Monte Carlo Inference of Temporal Changes in Spatial Segregation An approximate Monte Carlo test of temporal changes in a multivariate spatial-temporal point process.
mcpat.test(pts, marks, t, h, ntest = 100, proc = TRUE)matrix containing the x,y-coordinates of the
data point locations.
numeric/character vector of the marked type labels of the data points.
numeric vector of the associated time-periods.
numeric vector of the bandwidths at which to calculate the cross-validated log-likelihood function pooled over times.
integer with default 100, number of simulations for the Monte Carlo test
logical, default TRUE prints the processing
messages.
A list with components
\(p\)-value of the approximate Monte Carlo test.

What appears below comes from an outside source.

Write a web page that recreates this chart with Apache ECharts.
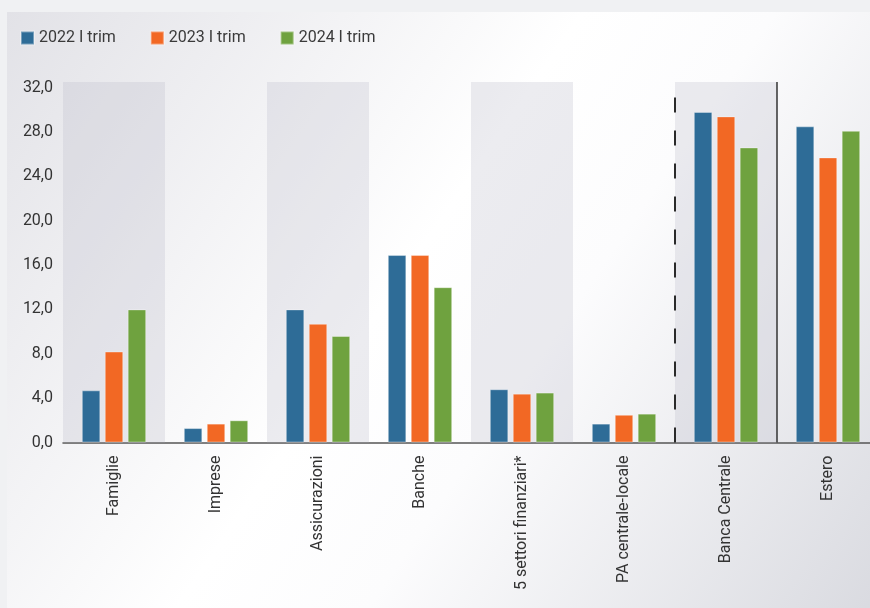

copy of pts, marks, t, h, ntest.
The spatial-temporal data are denoted as \((x_i, m_i, t_i)\), where \(x_i\) are the spatial locations, \(m_i\) are the categorical mark sequence numbers, and \(t_i\) are the associated time-periods.
The null hypothesis is that the type-specific probability surfaces are constant over time-periods, i.e., \(p_k(x, t)=p_k(x)\), for any \(t\), where \(p_k(x, t)\) are the type-specific probabilities for \(k\)th category within time-period \(t\).
Each Monte Carlo simulation is sampled from an approximate true type-specific probability surfaces --- the estimated one from the data. Approximately, the simulated data and the original data are samples from the same probability distribution under the null hypothesis. See Diggle, P.J. et al (2005) for more details.
Diggle, P. J. and Zheng, P. and Durr, P. A. (2005) Nonparametric estimation of spatial segregation in a multivariate point process: bovine tuberculosis in Cornwall, UK. J. R. Stat. Soc. C, 54, 3, 645--658.